• [Exercise data]

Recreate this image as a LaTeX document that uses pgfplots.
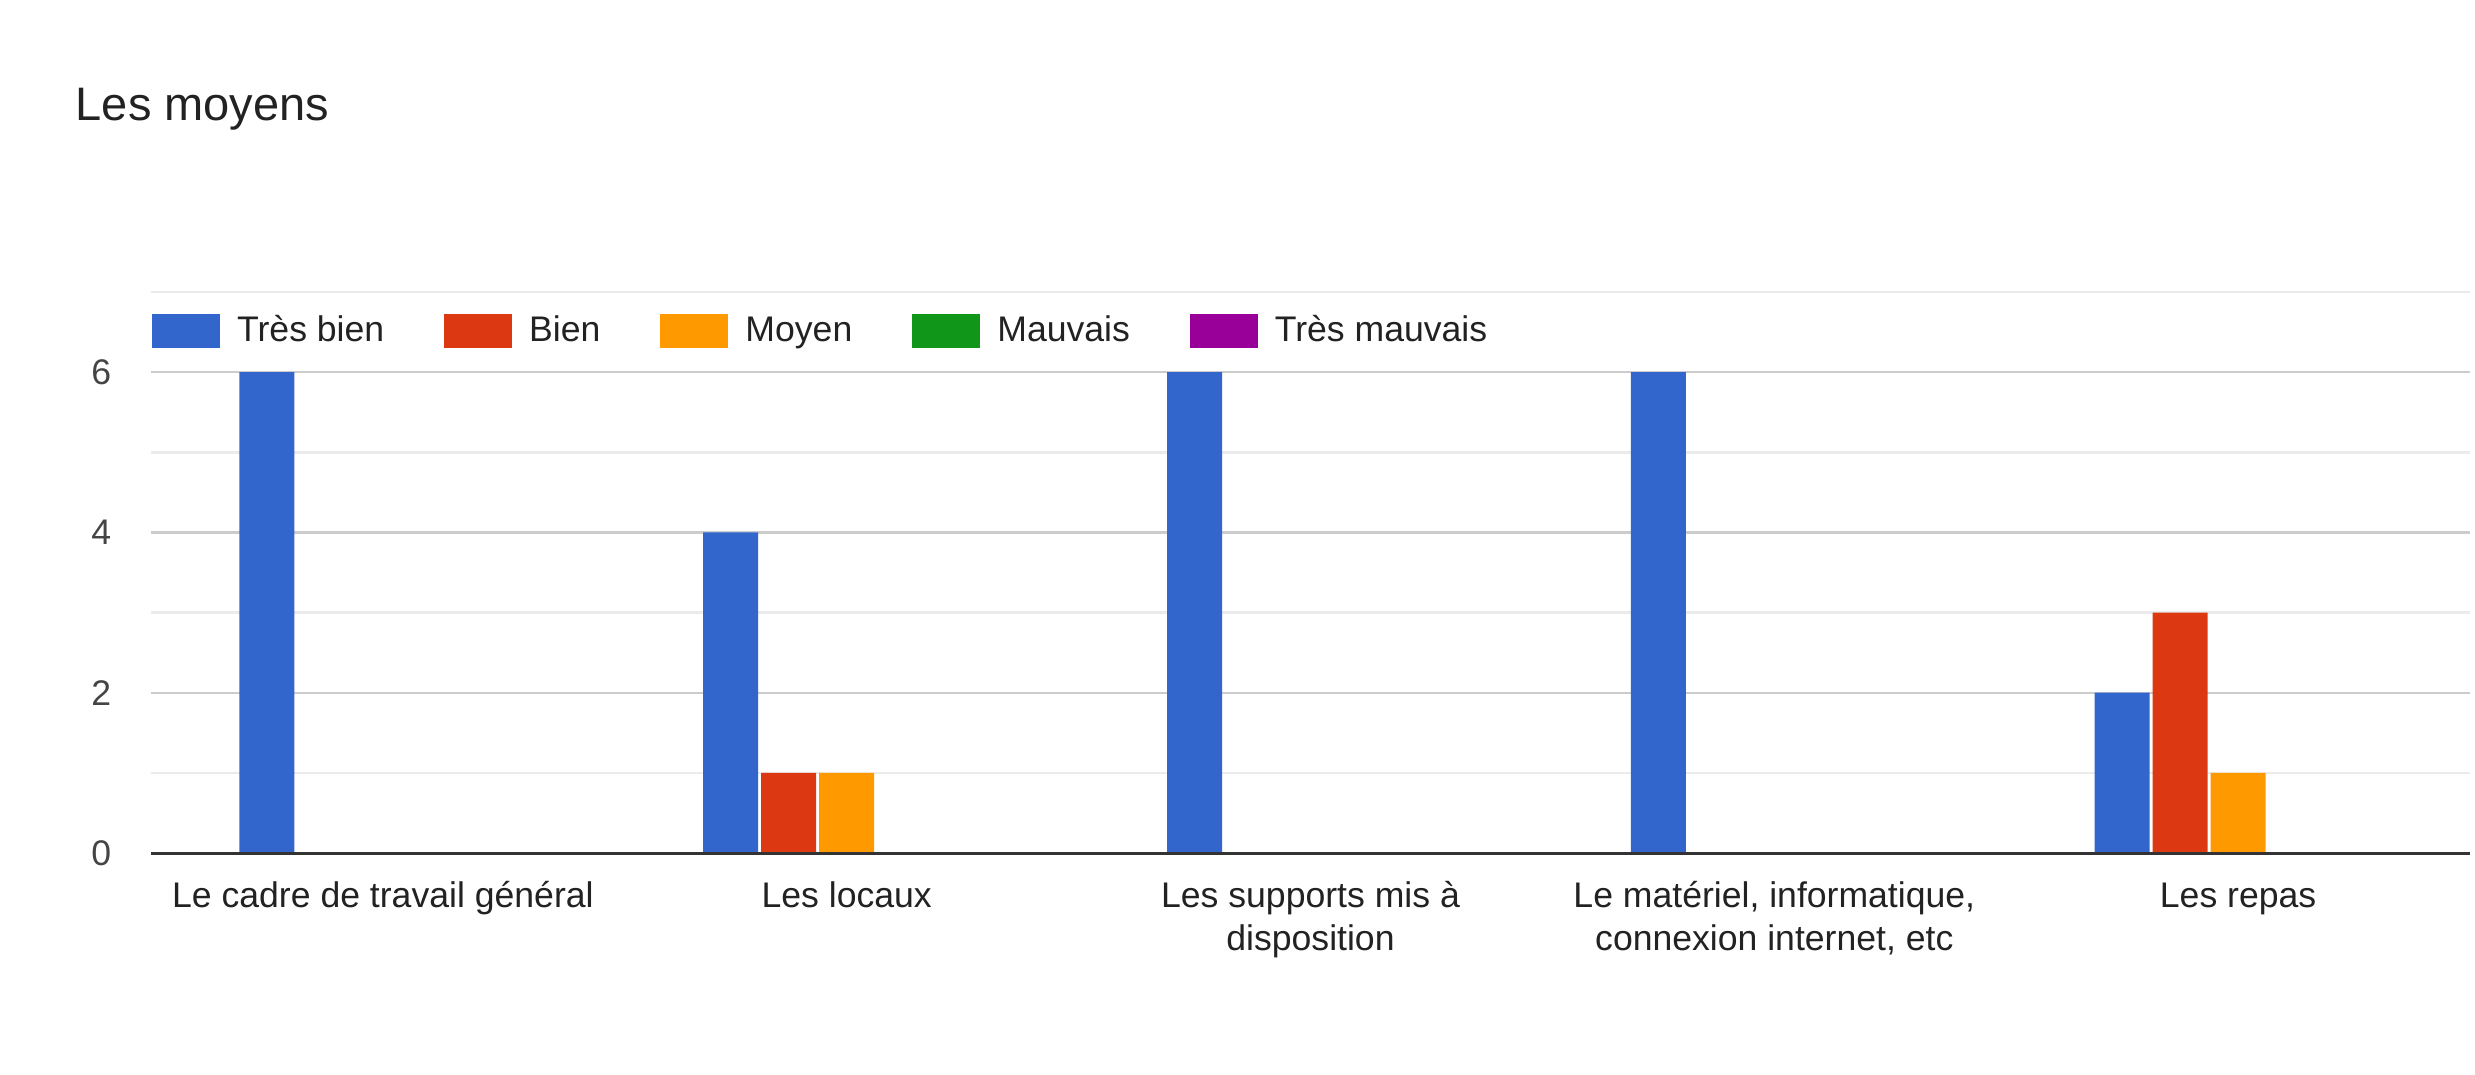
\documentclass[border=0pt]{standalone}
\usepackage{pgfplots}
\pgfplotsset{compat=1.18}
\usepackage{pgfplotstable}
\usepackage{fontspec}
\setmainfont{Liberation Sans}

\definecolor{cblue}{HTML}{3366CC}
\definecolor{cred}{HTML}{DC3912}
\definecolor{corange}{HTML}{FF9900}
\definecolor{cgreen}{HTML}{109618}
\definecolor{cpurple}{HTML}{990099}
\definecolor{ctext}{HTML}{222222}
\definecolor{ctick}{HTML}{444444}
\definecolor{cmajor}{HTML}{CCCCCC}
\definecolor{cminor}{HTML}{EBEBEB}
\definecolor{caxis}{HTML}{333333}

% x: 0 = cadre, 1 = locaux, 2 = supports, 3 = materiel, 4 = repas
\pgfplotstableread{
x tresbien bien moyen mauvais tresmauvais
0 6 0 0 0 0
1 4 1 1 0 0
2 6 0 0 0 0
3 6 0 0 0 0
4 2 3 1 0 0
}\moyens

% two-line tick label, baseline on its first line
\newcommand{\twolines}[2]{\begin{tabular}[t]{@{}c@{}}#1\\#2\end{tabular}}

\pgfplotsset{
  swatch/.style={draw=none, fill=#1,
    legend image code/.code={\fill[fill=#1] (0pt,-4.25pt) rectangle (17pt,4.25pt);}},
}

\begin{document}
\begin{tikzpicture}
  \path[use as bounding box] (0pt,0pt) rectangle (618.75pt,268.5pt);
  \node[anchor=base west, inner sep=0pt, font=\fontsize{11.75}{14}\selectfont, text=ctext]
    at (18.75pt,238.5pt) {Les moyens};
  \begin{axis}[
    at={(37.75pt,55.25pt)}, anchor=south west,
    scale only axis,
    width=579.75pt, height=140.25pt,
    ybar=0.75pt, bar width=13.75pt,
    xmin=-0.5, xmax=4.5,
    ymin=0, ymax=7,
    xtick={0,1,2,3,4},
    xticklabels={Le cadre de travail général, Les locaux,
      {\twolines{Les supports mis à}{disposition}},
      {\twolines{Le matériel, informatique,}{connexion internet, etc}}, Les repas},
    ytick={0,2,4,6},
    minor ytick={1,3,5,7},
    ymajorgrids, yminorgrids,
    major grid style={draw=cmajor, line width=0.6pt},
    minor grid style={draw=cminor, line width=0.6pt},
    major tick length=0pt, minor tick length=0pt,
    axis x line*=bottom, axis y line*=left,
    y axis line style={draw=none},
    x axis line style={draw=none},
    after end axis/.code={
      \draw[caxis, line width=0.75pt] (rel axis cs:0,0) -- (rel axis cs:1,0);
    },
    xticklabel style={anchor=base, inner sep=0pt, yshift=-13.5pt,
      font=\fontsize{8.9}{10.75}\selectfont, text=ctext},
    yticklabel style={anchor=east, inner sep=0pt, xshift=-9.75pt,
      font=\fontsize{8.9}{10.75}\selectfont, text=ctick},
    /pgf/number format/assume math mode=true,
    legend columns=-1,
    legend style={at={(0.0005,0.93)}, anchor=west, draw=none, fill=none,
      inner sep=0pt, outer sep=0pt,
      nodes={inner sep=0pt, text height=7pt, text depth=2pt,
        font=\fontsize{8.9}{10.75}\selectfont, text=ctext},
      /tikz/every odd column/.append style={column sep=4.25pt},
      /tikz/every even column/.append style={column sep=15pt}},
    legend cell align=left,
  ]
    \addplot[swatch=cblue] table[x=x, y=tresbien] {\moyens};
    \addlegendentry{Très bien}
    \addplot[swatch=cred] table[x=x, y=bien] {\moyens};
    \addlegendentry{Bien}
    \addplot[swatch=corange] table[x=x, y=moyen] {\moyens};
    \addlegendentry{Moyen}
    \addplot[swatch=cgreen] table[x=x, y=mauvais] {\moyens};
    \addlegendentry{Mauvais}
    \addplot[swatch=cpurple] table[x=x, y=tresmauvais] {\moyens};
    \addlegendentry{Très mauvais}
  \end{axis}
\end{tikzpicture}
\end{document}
...
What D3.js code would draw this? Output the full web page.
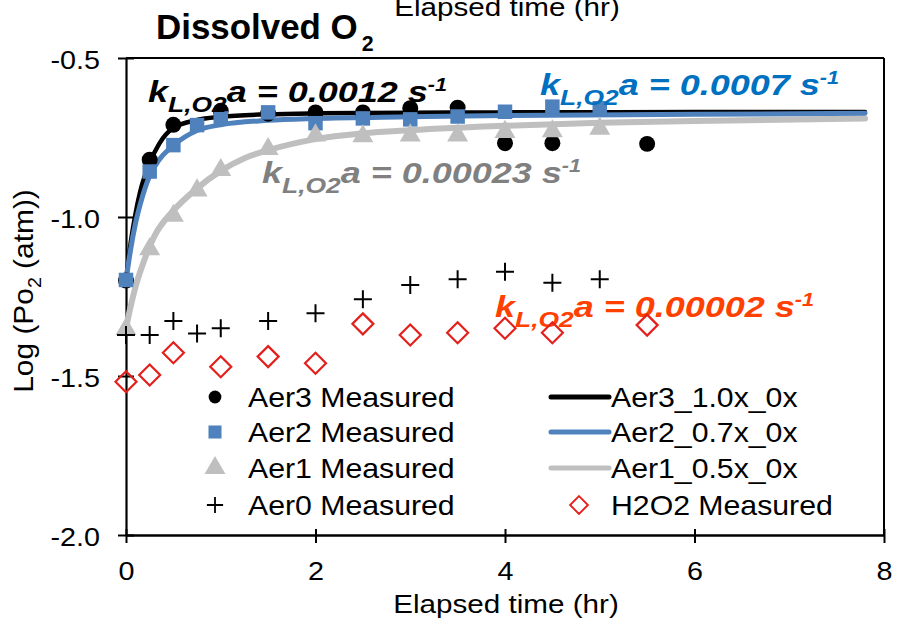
--
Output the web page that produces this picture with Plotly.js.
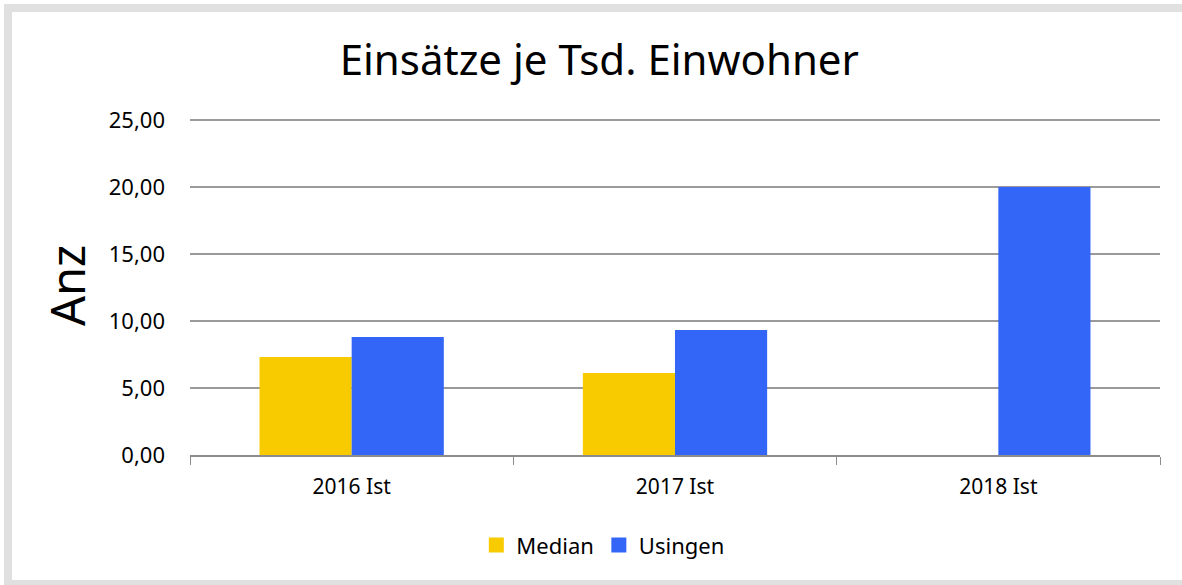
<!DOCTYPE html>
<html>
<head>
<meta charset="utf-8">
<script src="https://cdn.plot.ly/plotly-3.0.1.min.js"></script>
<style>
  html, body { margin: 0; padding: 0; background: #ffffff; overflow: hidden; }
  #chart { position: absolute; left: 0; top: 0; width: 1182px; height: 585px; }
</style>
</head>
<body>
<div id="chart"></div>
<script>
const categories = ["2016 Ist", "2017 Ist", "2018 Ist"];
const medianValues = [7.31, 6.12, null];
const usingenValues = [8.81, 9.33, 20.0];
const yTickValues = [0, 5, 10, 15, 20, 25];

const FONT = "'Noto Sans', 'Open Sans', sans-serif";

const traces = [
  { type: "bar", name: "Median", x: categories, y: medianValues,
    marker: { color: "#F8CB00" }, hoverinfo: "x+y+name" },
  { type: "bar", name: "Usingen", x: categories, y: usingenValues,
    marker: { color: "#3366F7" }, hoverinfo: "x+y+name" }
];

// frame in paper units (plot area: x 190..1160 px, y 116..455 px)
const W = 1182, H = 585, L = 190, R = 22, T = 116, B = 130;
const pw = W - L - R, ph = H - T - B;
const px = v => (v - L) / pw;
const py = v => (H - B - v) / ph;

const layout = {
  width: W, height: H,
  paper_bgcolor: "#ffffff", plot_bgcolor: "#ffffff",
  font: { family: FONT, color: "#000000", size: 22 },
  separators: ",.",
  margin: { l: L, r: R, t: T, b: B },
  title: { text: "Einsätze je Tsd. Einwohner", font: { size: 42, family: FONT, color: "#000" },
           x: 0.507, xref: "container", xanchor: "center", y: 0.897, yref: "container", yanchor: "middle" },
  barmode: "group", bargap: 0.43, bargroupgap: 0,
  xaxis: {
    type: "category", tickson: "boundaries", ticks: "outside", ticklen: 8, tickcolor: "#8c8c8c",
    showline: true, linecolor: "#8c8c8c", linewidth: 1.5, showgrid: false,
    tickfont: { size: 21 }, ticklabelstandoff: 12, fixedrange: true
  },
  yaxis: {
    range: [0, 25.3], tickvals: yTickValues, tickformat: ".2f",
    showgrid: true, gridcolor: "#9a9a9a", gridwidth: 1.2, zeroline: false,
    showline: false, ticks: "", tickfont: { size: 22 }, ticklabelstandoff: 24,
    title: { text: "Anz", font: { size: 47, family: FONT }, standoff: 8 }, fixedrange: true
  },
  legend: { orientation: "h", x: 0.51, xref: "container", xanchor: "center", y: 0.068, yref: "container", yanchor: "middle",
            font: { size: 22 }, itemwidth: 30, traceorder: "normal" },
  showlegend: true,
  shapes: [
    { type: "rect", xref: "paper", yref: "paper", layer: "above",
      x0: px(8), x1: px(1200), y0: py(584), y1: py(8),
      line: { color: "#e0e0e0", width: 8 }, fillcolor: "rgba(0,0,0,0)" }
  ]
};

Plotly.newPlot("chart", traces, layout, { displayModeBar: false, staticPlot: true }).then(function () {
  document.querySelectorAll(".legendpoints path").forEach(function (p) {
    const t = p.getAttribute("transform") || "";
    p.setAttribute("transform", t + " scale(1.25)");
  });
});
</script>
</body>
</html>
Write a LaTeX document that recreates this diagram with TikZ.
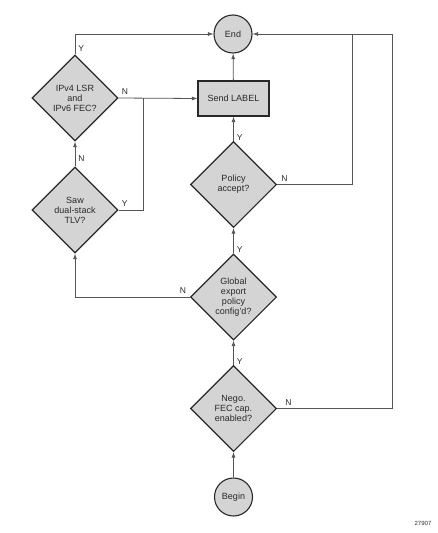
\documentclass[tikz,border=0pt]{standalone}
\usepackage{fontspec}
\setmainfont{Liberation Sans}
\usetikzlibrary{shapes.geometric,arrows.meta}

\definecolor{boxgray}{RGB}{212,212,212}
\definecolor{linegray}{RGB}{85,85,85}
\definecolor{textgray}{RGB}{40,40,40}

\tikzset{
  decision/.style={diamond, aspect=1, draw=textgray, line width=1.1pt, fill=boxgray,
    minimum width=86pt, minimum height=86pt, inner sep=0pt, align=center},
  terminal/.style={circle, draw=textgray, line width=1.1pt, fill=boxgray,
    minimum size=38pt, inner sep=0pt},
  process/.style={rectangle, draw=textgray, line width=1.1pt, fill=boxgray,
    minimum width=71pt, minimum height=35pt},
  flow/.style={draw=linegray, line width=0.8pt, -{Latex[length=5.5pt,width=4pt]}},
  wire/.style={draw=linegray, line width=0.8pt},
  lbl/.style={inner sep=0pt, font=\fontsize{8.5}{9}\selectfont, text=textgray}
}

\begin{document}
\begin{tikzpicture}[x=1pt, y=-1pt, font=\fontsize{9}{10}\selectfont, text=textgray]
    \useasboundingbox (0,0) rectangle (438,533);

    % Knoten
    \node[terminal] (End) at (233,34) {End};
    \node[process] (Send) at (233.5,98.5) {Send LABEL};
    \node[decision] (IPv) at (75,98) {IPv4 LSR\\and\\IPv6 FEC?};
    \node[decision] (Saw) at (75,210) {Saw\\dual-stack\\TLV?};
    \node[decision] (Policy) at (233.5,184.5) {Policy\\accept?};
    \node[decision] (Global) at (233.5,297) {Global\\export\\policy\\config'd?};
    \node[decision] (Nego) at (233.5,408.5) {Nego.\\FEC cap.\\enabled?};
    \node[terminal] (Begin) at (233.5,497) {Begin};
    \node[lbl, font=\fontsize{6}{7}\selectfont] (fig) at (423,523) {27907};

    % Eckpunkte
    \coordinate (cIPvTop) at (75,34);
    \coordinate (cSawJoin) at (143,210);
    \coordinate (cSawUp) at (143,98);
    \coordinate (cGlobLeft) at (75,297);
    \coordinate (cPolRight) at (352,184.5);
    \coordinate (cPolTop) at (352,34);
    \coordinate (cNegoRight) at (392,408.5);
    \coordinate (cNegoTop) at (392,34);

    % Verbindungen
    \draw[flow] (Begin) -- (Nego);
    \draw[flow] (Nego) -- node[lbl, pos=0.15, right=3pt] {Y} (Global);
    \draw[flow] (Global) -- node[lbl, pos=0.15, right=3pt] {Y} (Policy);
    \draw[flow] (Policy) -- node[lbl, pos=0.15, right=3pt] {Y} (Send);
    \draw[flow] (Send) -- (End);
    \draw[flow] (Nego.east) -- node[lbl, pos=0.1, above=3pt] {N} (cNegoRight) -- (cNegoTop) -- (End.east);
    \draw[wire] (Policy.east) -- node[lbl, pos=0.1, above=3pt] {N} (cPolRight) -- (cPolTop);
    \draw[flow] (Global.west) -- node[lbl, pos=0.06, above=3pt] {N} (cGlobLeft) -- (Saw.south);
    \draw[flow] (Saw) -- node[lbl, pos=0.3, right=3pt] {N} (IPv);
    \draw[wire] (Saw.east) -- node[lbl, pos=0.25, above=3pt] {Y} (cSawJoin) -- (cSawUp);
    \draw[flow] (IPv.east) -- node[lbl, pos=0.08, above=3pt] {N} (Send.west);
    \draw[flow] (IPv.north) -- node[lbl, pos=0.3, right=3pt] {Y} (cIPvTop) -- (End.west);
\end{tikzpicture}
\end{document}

• [Exercise] Copy all lines from the listing that contain "code".

• [Written response]
    legend image code/.code={\fill[fill=#1] (0pt,-4.25pt) rectangle (17pt,4.25pt);}},
    after end axis/.code={
What D3.js code would draw this? Output the full web page.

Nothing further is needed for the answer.